William Buckingham "Father Bill" Curtis (January 17, 1837 – June 30, 1900) was one of the most important proponents of organized athletics in the late 1800s in America. Curtis had a remarkable career as a competitor, official, sports editor, organizer, and administrator. He was known as "Father Bill" in the athletic world. The death of Curtis at the age of 63 while climbing Mount Washington brought forth an outpouring of testimonials from the sports world and recognition as a "father of American amateur athletics".

==Early life==
Curtis was born in Vermont and was a sickly child, having contracted tuberculosis at about 10 years old. In 1850, his family moved to Chicago, and he soon enrolled in Wabash College where he quickly became a leader in many sports. After a couple of years, he changed enrollment to Bell's Commercial College but continued to focus on athletics. When the Civil War started, Curtis joined the Illinois Volunteers and served until the war was over.

==Career==

Curtis actively competed from the age of 17 to 43 and included championships in gymnastics, rowing, weightlifting, and sprinting. In 1853, in his first public competition, he won nine events in the games of the Chicago Caledonian Club at the age of 17. In 1860, Curtis and his friend John C. Babcock managed Hubert Ottignon's Metropolitan Gymnasium in Chicago. From 1853 to 1872, Curtis did not lose a race in the 100-yard dash until he eventually lost to Harry Buermeyer. Curtis was also a three-time national champion in the hammer throw. Curtis and Buermeyer were considered the strongest men of their time. Curtis successfully lifted over 3600 lb in a "back" lift.
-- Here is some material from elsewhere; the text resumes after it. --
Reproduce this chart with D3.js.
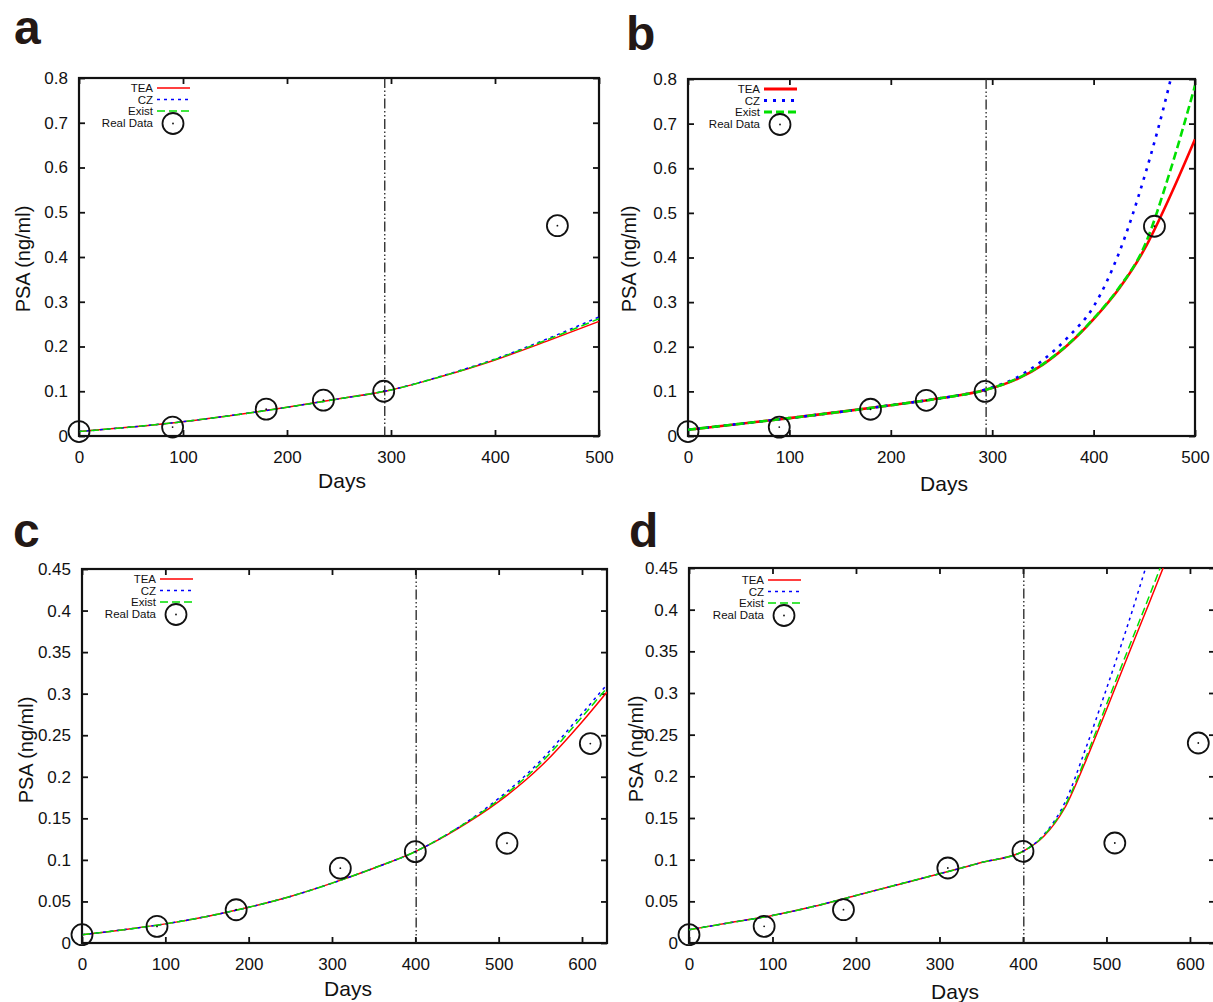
<!DOCTYPE html>
<html>
<head>
<meta charset="utf-8">
<script src="https://cdn.jsdelivr.net/npm/d3@7"></script>
<style>
  body { margin: 0; background: #fff; }
  text { font-family: 'Liberation Sans', Arial, Helvetica, sans-serif; fill: #111; }
</style>
</head>
<body>
<div id="chart"></div>
<script>
// ---- data ----
var ticksY_AB = [0, 0.1, 0.2, 0.3, 0.4, 0.5, 0.6, 0.7, 0.8],
    ticksY_CD = [0, 0.05, 0.1, 0.15, 0.2, 0.25, 0.3, 0.35, 0.4, 0.45],
    ticksX_AB = [0, 100, 200, 300, 400, 500],
    ticksX_CD = [0, 100, 200, 300, 400, 500, 600];

var obsDaysAB = [0, 90, 180, 235, 293, 460],
    obsPsaAB  = [0.01, 0.02, 0.06, 0.08, 0.10, 0.47],
    obsDaysCD = [0, 90, 185, 310, 400, 510, 610],
    obsPsaCD  = [0.01, 0.02, 0.04, 0.09, 0.11, 0.12, 0.24];

var cutAB = 294, cutCD = 401;

// panel a
var dayA   = [0, 50, 100, 150, 200, 250, 300, 350, 400, 450, 500],
    teaA   = [0.010, 0.020, 0.032, 0.047, 0.064, 0.083, 0.103, 0.134, 0.170, 0.212, 0.256],
    czA    = [0.010, 0.020, 0.032, 0.047, 0.064, 0.083, 0.103, 0.135, 0.172, 0.217, 0.266],
    existA = [0.010, 0.020, 0.032, 0.047, 0.064, 0.083, 0.103, 0.134, 0.171, 0.215, 0.262];

// panel b
var dayB   = [0, 50, 100, 150, 200, 250, 293, 325, 350, 375, 400, 425, 450, 475, 500],
    teaB   = [0.014, 0.027, 0.040, 0.054, 0.069, 0.085, 0.103, 0.128, 0.160, 0.205, 0.262, 0.330, 0.418, 0.535, 0.665],
    czB    = [0.014, 0.027, 0.040, 0.054, 0.069, 0.085, 0.104, 0.132, 0.170, 0.222, 0.290, 0.410, 0.580, 0.790, 1.050],
    existB = [0.014, 0.027, 0.040, 0.054, 0.069, 0.085, 0.103, 0.129, 0.161, 0.206, 0.263, 0.332, 0.425, 0.590, 0.785];

// panel c
var dayC   = [0, 50, 100, 150, 200, 250, 300, 350, 400, 450, 500, 550, 600, 630],
    teaC   = [0.010, 0.016, 0.023, 0.032, 0.043, 0.056, 0.072, 0.090, 0.110, 0.137, 0.170, 0.212, 0.266, 0.302],
    czC    = [0.010, 0.016, 0.023, 0.032, 0.043, 0.056, 0.072, 0.090, 0.110, 0.138, 0.174, 0.219, 0.276, 0.311],
    existC = [0.010, 0.016, 0.023, 0.032, 0.043, 0.056, 0.072, 0.090, 0.110, 0.138, 0.172, 0.216, 0.272, 0.307];

// panel d
var dayD   = [0, 50, 100, 150, 200, 250, 300, 350, 400, 425, 450, 475, 500, 525, 550, 575, 600],
    teaD   = [0.016, 0.0245, 0.033, 0.044, 0.057, 0.070, 0.083, 0.0965, 0.110, 0.128, 0.162, 0.218, 0.280, 0.343, 0.405, 0.468, 0.530],
    czD    = [0.016, 0.0245, 0.033, 0.044, 0.057, 0.070, 0.083, 0.0965, 0.110, 0.130, 0.168, 0.233, 0.305, 0.380, 0.460, 0.540, 0.620],
    existD = [0.016, 0.0245, 0.033, 0.044, 0.057, 0.070, 0.083, 0.0965, 0.110, 0.129, 0.164, 0.222, 0.286, 0.350, 0.413, 0.478, 0.545];

var seriesNames = ["TEA", "CZ", "Exist"],
    seriesColor = {TEA: "#ff0000", CZ: "#0000ff", Exist: "#00e000"};

// ---- layout ----
var panels = [
  {id: "a", l: 79, r: 599, t: 78, b: 436, xMax: 500, yMax: 0.8, xt: ticksX_AB, yt: ticksY_AB,
   day: dayA, tea: teaA, cz: czA, exist: existA, od: obsDaysAB, op: obsPsaAB, cut: cutAB,
   lw: 1.5, legX: 153, legY: 88, letX: 14, letY: 44, daysX: 342, daysY: 488, psaX: 30, psaY: 259},
  {id: "b", l: 688, r: 1195, t: 79, b: 436, xMax: 500, yMax: 0.8, xt: ticksX_AB, yt: ticksY_AB,
   day: dayB, tea: teaB, cz: czB, exist: existB, od: obsDaysAB, op: obsPsaAB, cut: cutAB,
   lw: 2.6, legX: 760, legY: 89, letX: 626, letY: 50, daysX: 944, daysY: 491, psaX: 636, psaY: 259},
  {id: "c", l: 82, r: 607, t: 569, b: 943, xMax: 630, yMax: 0.45, xt: ticksX_CD, yt: ticksY_CD,
   day: dayC, tea: teaC, cz: czC, exist: existC, od: obsDaysCD, op: obsPsaCD, cut: cutCD,
   lw: 1.5, legX: 156, legY: 579, letX: 13, letY: 547, daysX: 348, daysY: 996, psaX: 33, psaY: 750},
  {id: "d", l: 689, r: 1215, t: 568, b: 943, xMax: 630, yMax: 0.45, xt: ticksX_CD, yt: ticksY_CD,
   day: dayD, tea: teaD, cz: czD, exist: existD, od: obsDaysCD, op: obsPsaCD, cut: cutCD,
   lw: 1.5, legX: 764, legY: 580, letX: 629, letY: 547, daysX: 955, daysY: 999, psaX: 643, psaY: 749}
];

var svg = d3.select("#chart").append("svg")
    .attr("width", 1213)
    .attr("height", 1002);

var fmt = function(d) { return String(+d.toFixed(2)); };

panels.forEach(function(p) {
  var x = d3.scaleLinear().domain([0, p.xMax]).range([p.l, p.r]),
      y = d3.scaleLinear().domain([0, p.yMax]).range([p.b, p.t]);

  var g = svg.append("g").attr("class", "panel-" + p.id);

  // clip
  g.append("clipPath").attr("id", "clip-" + p.id)
    .append("rect").attr("x", p.l).attr("y", p.t)
    .attr("width", p.r - p.l).attr("height", p.b - p.t);

  // axes with inward ticks on all four sides
  var axL = g.append("g").attr("transform", "translate(" + p.l + ",0)")
      .call(d3.axisLeft(y).tickValues(p.yt).tickSize(-6).tickPadding(11).tickFormat(fmt));
  var axB = g.append("g").attr("transform", "translate(0," + p.b + ")")
      .call(d3.axisBottom(x).tickValues(p.xt).tickSize(-6).tickPadding(15));
  var axR = g.append("g").attr("transform", "translate(" + p.r + ",0)")
      .call(d3.axisRight(y).tickValues(p.yt).tickSize(-6).tickFormat(""));
  var axT = g.append("g").attr("transform", "translate(0," + p.t + ")")
      .call(d3.axisTop(x).tickValues(p.xt).tickSize(-6).tickFormat(""));
  [axL, axB, axR, axT].forEach(function(a) {
    a.select(".domain").remove();
    a.selectAll("line").attr("stroke", "#111").attr("stroke-width", 1.8);
    a.selectAll("text").style("font-size", "17px").style("font-family", null).attr("fill", "#111");
  });

  g.append("rect")
    .attr("x", p.l).attr("y", p.t)
    .attr("width", p.r - p.l).attr("height", p.b - p.t)
    .attr("fill", "none").attr("stroke", "#111").attr("stroke-width", 2.2);

  // cut line
  g.append("line")
    .attr("x1", x(p.cut)).attr("x2", x(p.cut))
    .attr("y1", p.t).attr("y2", p.b)
    .attr("stroke", "#222").attr("stroke-width", 1.3)
    .attr("stroke-dasharray", "10,2.5,1.5,2.5,1.5,2.5");

  // model curves
  var line = d3.line()
      .x(function(d) { return x(d[0]); })
      .y(function(d) { return y(d[1]); })
      .curve(d3.curveMonotoneX);
  var curves = g.append("g").attr("clip-path", "url(#clip-" + p.id + ")");
  var dash = {TEA: null, CZ: p.lw > 2 ? "3,6" : "3,4", Exist: "8,4"};
  var vals = {TEA: p.tea, CZ: p.cz, Exist: p.exist};
  seriesNames.forEach(function(s) {
    curves.append("path")
      .datum(p.day.map(function(d, i) { return [d, vals[s][i]]; }))
      .attr("d", line)
      .attr("fill", "none")
      .attr("stroke", seriesColor[s])
      .attr("stroke-width", p.lw)
      .attr("stroke-dasharray", dash[s]);
  });

  // observed data
  var obs = g.append("g").selectAll("g")
      .data(p.od.map(function(d, i) { return [d, p.op[i]]; }))
      .enter().append("g")
      .attr("transform", function(d) { return "translate(" + x(d[0]) + "," + y(d[1]) + ")"; });
  obs.append("circle").attr("r", 10.5).attr("fill", "none").attr("stroke", "#111").attr("stroke-width", 1.8);
  obs.append("circle").attr("r", 0.9).attr("fill", "#111");

  // legend
  var leg = g.append("g").attr("transform", "translate(" + p.legX + "," + p.legY + ")");
  var labels = ["TEA", "CZ", "Exist", "Real Data"];
  labels.forEach(function(lab, i) {
    var ly = i * 11.5;
    leg.append("text")
      .attr("x", 0).attr("y", ly + 4)
      .attr("text-anchor", "end")
      .style("font-size", "11.5px")
      .text(lab);
    if (i < 3) {
      leg.append("line")
        .attr("x1", 4).attr("x2", 37).attr("y1", ly).attr("y2", ly)
        .attr("stroke", seriesColor[lab])
        .attr("stroke-width", p.lw > 2 ? 3 : 1.6)
        .attr("stroke-dasharray", dash[lab]);
    } else {
      leg.append("circle").attr("cx", 20).attr("cy", ly + 1).attr("r", 10.5)
        .attr("fill", "none").attr("stroke", "#111").attr("stroke-width", 1.8);
      leg.append("circle").attr("cx", 20).attr("cy", ly + 1).attr("r", 0.9).attr("fill", "#111");
    }
  });

  // titles
  g.append("text")
    .attr("x", p.daysX).attr("y", p.daysY)
    .attr("text-anchor", "middle")
    .style("font-size", "21px")
    .text("Days");
  g.append("text")
    .attr("transform", "translate(" + p.psaX + "," + p.psaY + ") rotate(-90)")
    .attr("text-anchor", "middle")
    .style("font-size", "20px")
    .text("PSA (ng/ml)");
  g.append("text")
    .attr("x", p.letX).attr("y", p.letY)
    .style("font-size", "48px")
    .style("font-weight", "bold")
    .style("fill", "#231815")
    .text(p.id);
});
</script>
</body>
</html>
Curtis helped create several amateur clubs around the country. He founded the New York Athletic Club (N.Y.A.C.) with Buermeyer and Babcock in 1868, and he was the first president of the club. In 1872, he opened the Chicago Athletic Club. Around 1880, Curtis founded the Fresh Air Club to encourage members in New York City to have outdoor exercise in rural areas. Curtis helped found the Amateur Athletic Union in 1888, which eventually became the U.S. Olympic Committee. After retiring from athletics, Curtis became the managing editor of New York City's sports newspaper, the Spirit of the Times.

He died on June 30, 1900, during an ice storm on Mount Washington in New Hampshire. He is buried in Woodlawn Cemetery in the Bronx, New York City.

==Legacy==
His referee services were in high demand by the Intercollegiate Athletic Association. Throughout his life Curtis strove to purify sports of fraud and corruption.

W. B. Curtis was a devotee of speed skating. In the Spirit of The Times, he covered developments in local and international speed-skating and compiled lists of skating records. He was selected as first president of the National Amateur Skating Association in 1884. Curtis was also an enthusiastic recreational skater and led skating tours on lakes and rivers with the Fresh Air Club. He would scout out the route by skating it himself beforehand and write reports in The Spirit of the Times, under the name "The Pathfinder".

Curtis was also a regular contributor to the outdoor sports magazine, Outing.

He was inducted into the USA Track & Field Hall of Fame in 1979.